**MATERIAL FOR THE TASK:**
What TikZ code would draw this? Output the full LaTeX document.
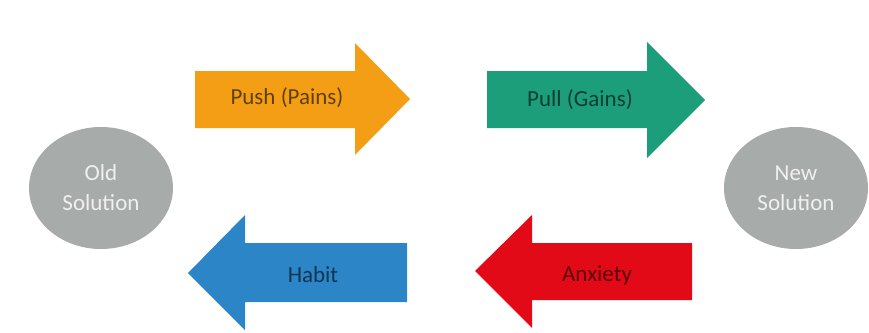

...

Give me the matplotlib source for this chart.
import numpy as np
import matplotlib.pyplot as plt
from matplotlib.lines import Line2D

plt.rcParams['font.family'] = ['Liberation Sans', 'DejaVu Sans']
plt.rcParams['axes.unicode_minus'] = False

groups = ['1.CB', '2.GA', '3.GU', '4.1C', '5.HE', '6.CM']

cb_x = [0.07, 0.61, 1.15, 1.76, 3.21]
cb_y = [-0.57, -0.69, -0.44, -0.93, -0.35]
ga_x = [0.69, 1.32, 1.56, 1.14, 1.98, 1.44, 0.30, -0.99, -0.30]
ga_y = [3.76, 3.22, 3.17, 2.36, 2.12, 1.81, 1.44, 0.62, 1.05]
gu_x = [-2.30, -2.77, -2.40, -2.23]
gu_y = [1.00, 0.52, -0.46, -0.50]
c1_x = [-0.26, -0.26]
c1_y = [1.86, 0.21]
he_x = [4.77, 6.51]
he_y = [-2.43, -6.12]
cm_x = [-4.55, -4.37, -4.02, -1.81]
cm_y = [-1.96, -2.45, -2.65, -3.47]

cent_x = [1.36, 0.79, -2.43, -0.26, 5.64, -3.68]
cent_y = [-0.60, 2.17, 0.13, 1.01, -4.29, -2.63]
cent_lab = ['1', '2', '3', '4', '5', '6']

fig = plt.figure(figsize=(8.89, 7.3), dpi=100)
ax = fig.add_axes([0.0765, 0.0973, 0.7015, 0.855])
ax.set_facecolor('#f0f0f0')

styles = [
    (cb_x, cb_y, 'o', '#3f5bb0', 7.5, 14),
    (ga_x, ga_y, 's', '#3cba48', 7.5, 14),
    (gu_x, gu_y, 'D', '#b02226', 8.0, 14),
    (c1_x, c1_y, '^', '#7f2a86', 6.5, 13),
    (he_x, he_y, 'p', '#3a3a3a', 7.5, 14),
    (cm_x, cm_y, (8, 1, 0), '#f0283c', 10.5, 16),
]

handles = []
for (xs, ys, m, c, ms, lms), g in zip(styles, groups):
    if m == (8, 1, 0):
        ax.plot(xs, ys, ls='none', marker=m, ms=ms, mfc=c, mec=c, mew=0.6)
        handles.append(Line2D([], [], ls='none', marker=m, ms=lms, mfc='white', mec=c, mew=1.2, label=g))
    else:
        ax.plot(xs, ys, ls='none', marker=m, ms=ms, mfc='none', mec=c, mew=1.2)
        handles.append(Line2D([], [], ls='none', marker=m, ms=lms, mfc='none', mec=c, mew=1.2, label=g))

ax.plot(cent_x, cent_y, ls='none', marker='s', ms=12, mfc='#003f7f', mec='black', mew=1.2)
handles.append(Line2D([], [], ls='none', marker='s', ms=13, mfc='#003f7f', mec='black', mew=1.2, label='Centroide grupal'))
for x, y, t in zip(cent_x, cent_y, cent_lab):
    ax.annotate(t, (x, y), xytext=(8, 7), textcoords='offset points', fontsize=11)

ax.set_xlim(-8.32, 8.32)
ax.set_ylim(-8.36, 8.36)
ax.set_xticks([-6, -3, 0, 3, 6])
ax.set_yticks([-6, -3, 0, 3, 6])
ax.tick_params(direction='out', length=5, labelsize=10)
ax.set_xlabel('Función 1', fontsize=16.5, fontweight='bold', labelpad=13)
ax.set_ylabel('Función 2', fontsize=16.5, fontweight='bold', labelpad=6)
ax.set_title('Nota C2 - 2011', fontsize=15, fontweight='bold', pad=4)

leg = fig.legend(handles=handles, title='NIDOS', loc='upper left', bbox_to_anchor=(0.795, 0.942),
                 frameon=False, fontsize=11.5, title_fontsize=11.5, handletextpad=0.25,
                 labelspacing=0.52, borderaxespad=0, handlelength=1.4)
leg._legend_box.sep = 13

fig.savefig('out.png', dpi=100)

**TASK STATEMENT:** Beginning with the line containing "Give me the matplotlib source for this chart." and ending with the line containing "groups = ['1.CB', '2.GA', '3.GU', '4.1C', '5.HE', '6.CM']", extract those lines exactly from the listing above, and only those.

**OUTPUT BELOW:**
Give me the matplotlib source for this chart.
import numpy as np
import matplotlib.pyplot as plt
from matplotlib.lines import Line2D

plt.rcParams['font.family'] = ['Liberation Sans', 'DejaVu Sans']
plt.rcParams['axes.unicode_minus'] = False

groups = ['1.CB', '2.GA', '3.GU', '4.1C', '5.HE', '6.CM']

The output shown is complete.